Contudo, o grande destaque da temporada é, provavelmente, o foco dado a Sheila, tornando Gayle Rankin o grande nome neste terceiro ano. A transformação por qual sua personagem passa engloba tudo que “GLOW” tem de peculiar e que torna a série em algo tão singular. A exploração dramática da personagem sem perder o tom cômico é um contínuo alívio que volta e meia faz questão de botar um sorriso no rosto do espectador, que precisa apenas se encantar com o crescimento da personagem enquanto observa Rankin fazer seu melhor, numa atuação soberba que mostra que a jovem atriz ainda tem muito potencial a ser explorado, mas aqui atinge seu ápice atual.
Com isso, as lutas e o programa em si ficam de lado, é verdade. Estão ali apenas como um pano de fundo para aquilo o que Liz Flahive e Carly Mensch querem explorar com suas personagens. Ainda assim, quando temos esse atrativo é extremamente lúdico e sagaz a maneira como se utiliza, como se reinventam estas mulheres. Para contradizer qualquer um que possa alegar que deixa a desejar, a luta final mascarada como um especial de Natal é um dos momentos mais divertidos da série, e a coreografia implementada é bastante empolgante. A sensação que as personagens relatam pós-luta é, sem duvidas, a mesma que pode ser captada pelo público.

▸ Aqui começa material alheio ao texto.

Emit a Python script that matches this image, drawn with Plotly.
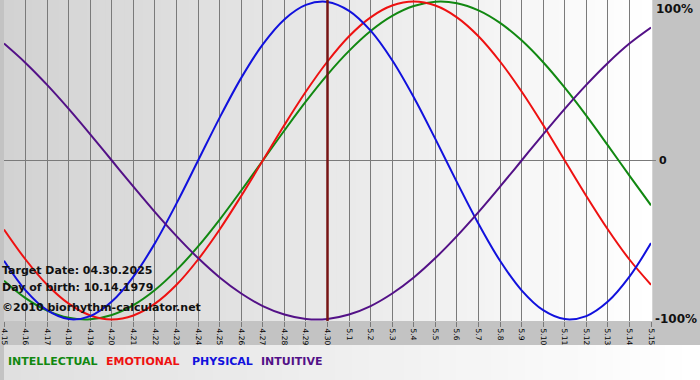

É nessa bem-sucedida empreitada, de imprimir exatamente o que deseja, que “GLOW” se tornou, e agora se firma, como uma das melhores comédias em exibição na atualidade. Com frescor e criatividade, com tramas envolventes e personagens relacionáveis, debatendo temáticas relevantes com sobriedade e inteligência. Por mais que, no fim, algumas tramas fiquem mais espaçadas umas das outras, a unidade narrativa se sobressaí, e seu pleno funcionamento não deixa questões que cada passo adiante não apenas é tomado com segurança, mas com a certeza de que é devido se desafiar e desafiar as convenções pré-estabelecidas que, por tanto tempo, impediram essas figuras de alçarem voo como são, sem precisar de fantasias para expressar suas verdades.